Read through the data and report every line in which the word "with" occurs.

* **Code that draws figures**
* begin *
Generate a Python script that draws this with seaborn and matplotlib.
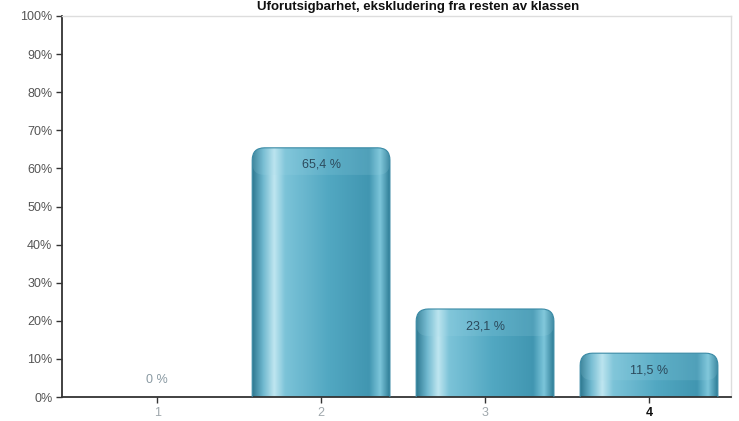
import numpy as np
import pandas as pd
import matplotlib
matplotlib.use("Agg")
import matplotlib.pyplot as plt
import seaborn as sns
from matplotlib.patches import FancyBboxPatch
from matplotlib.colors import LinearSegmentedColormap

categories = ["1", "2", "3", "4"]
values = [0.0, 65.4, 23.1, 11.5]
labels = ["0 %", "65,4 %", "23,1 %", "11,5 %"]
yticks = [0, 10, 20, 30, 40, 50, 60, 70, 80, 90, 100]
title = "Uforutsigbarhet, ekskludering fra resten av klassen"

sns.set_theme(style="white")
plt.rcParams['font.family'] = ['Liberation Sans', 'DejaVu Sans']

fig = plt.figure(figsize=(7.39, 4.21), dpi=100)
ax = fig.add_axes([62/739, 24/421, 669/739, 381/421])

df = pd.DataFrame({"cat": categories, "val": values})
sns.barplot(data=df, x="cat", y="val", ax=ax, width=0.84, color="#5aaec6", saturation=1)

ax.set_ylim(0, 100)
ax.set_xlim(-0.58, 3.5)

cmap = LinearSegmentedColormap.from_list("cyl", [
    (0.0, "#2d7890"), (0.08, "#6fb8cf"), (0.16, "#bfe6f0"), (0.24, "#7cc3d8"),
    (0.55, "#52a8c2"), (0.85, "#4196b1"), (0.93, "#7cc5da"), (1.0, "#2f7e97")])
grad = np.linspace(0, 1, 256).reshape(1, -1)

rad_x = 0.075
aspect = (381 / 100) ** -1 * (669 / 4.08)  # data-y per data-x for equal pixels
for p, v in zip(list(ax.patches), values):
    x0, w, h = p.get_x(), p.get_width(), p.get_height()
    p.set_visible(False)
    if h <= 0:
        continue
    bottom = -rad_x * aspect
    box = FancyBboxPatch((x0, bottom), w, h - bottom,
                         boxstyle=f"round,pad=0,rounding_size={rad_x}",
                         mutation_aspect=aspect, facecolor="none",
                         edgecolor="#3a8aa5", linewidth=0.8, zorder=3)
    ax.add_patch(box)
    im = ax.imshow(grad, cmap=cmap, aspect="auto", extent=(x0, x0 + w, bottom, h),
                   zorder=2, interpolation="bilinear")
    im.set_clip_path(box)
    cap = FancyBboxPatch((x0, h - 2.2 * rad_x * aspect), w, 2.2 * rad_x * aspect,
                         boxstyle=f"round,pad=0,rounding_size={rad_x}",
                         mutation_aspect=aspect, facecolor="#a8dcea", alpha=0.15,
                         edgecolor="none", zorder=2.5)
    ax.add_patch(cap)

for i, (v, lab) in enumerate(zip(values, labels)):
    if v > 0:
        ax.text(i, v - 4.5, lab, ha="center", va="center", fontsize=9,
                color="#2c4a5c", zorder=5)
    else:
        ax.text(i, 4.5, lab, ha="center", va="center", fontsize=9,
                color="#8a9aa3", zorder=5)

ax.set_yticks(yticks)
ax.set_yticklabels([f"{t}%" for t in yticks], fontsize=9, color="#555555")
ax.set_xticks(range(len(categories)))
ax.set_xticklabels(categories, fontsize=9, color="#a0a8ad")
ax.get_xticklabels()[3].set_color("#111111")
ax.get_xticklabels()[3].set_fontweight("bold")
ax.set_xlabel("")
ax.set_ylabel("")
ax.tick_params(axis="both", which="both", length=4, width=1, color="#333333",
               left=True, bottom=True, direction="out", pad=3)

for s in ["left", "bottom"]:
    ax.spines[s].set_color("#333333")
    ax.spines[s].set_linewidth(1.3)
for s in ["top", "right"]:
    ax.spines[s].set_color("#dddddd")
    ax.spines[s].set_linewidth(1.0)

fig.text(418/739, 0.998, title, ha="center", va="top", fontsize=9.5,
         fontweight="bold", color="#111111")

fig.savefig("out.png", dpi=100)
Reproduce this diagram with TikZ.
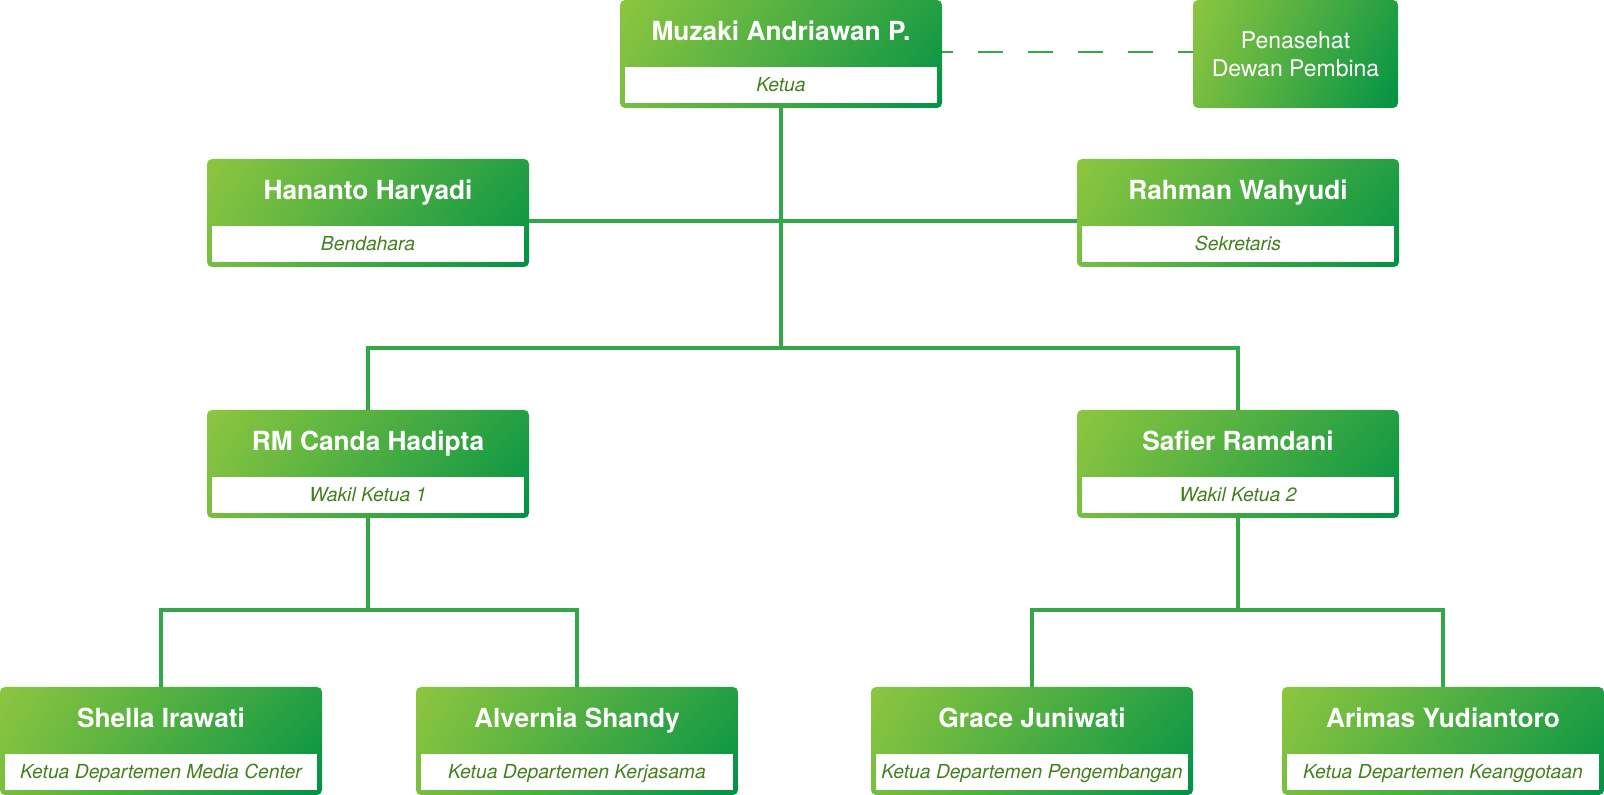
* end *
* **Exercise answer**
Generate a Python script that draws this with seaborn and matplotlib.
Reproduce this diagram with TikZ.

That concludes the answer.